Malaysian Bulk Carriers -
Benign tides ahead
Maybulk's 9M13 core profit was above expectations at 94% of our full year forecasts, as bulk shipping losses were lower than we expected.
We raise our FY13-15 forecasts after incorporating lower bulk losses, and maintain Outperform. Our SOP-based target price is rolled over to end-FY14, but reduced slightly due to housekeeping matters. Share price rerating catalysts include the expected narrowing of dry bulk losses over the medium term as freight rates recover on the back of a slower pace of newbuilding deliveries.
Highlights of 3Q13 results
Although the bulk division clocked its fifth consecutive quarter of losses, the magnitude has generally narrowed over these quarters. Bulk rates steadily improved throughout 2013 amid slowing bulk carrier supply growth, which eased the downward pressure on rates. Meanwhile, the tanker division surprisingly fell back into the red, posting an RM3m operating loss in 3Q13. But the loss should be temporary as all three vessels were sent for dry-docking during the quarter, reducing earning days and raising docking cost. Losses from both of Maybulk's core divisions were more than compensated by profits from its offshore associate POSH, which again contributed a laudable RM14.7m to the company, lifting overall core earnings to RM6m against a 3Q12 loss of RM2m.

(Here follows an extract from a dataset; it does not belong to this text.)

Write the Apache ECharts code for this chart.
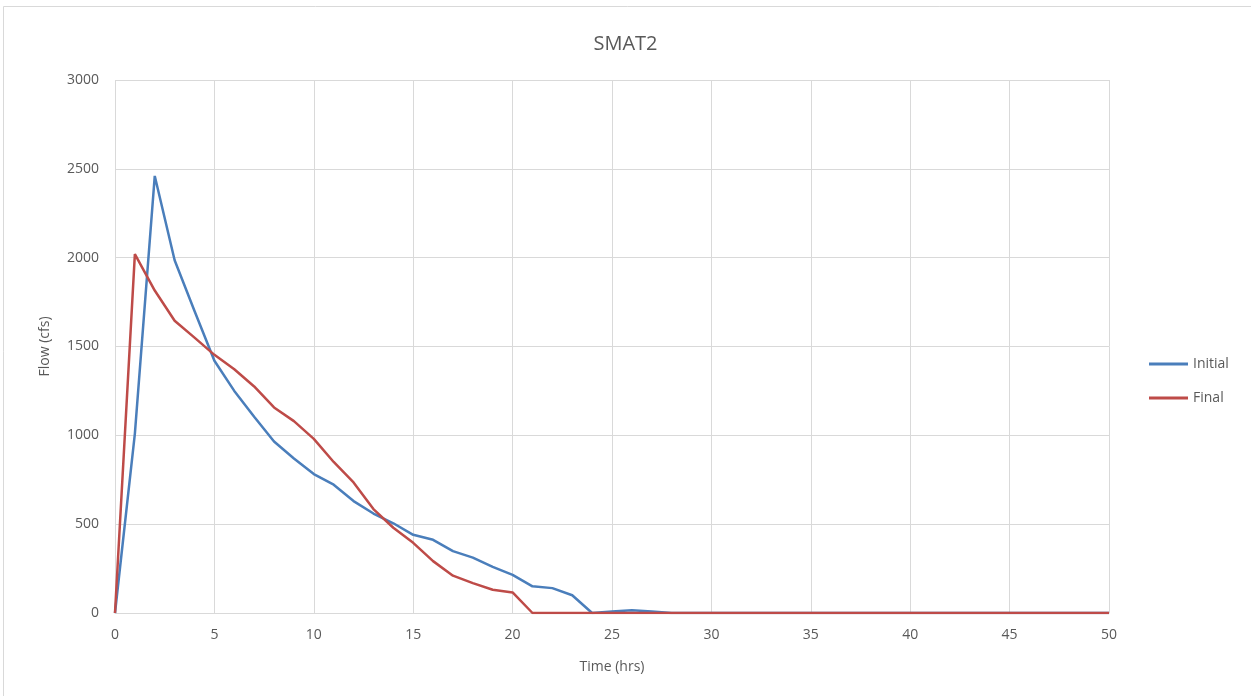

Bulk TCE rates improved remarkably this year, with handysize and supramax rates rising by 56-90% since end-2012. Average rates for the two segments so far this quarter are 48-75% higher than those seen in the same period last year, suggesting that Maybulk may close the year with substantially narrower losses for its bulk division. Also, the tanker division may return to profit once the three vessels leave the docks and return to sea.
No news on POSH listing
Although talks of an IPO for POSH had surfaced in previous months, no public announcement has been made. Maybulk has the option to sell its 21.2% stake by end-2013 at a price 25% higher than its cost.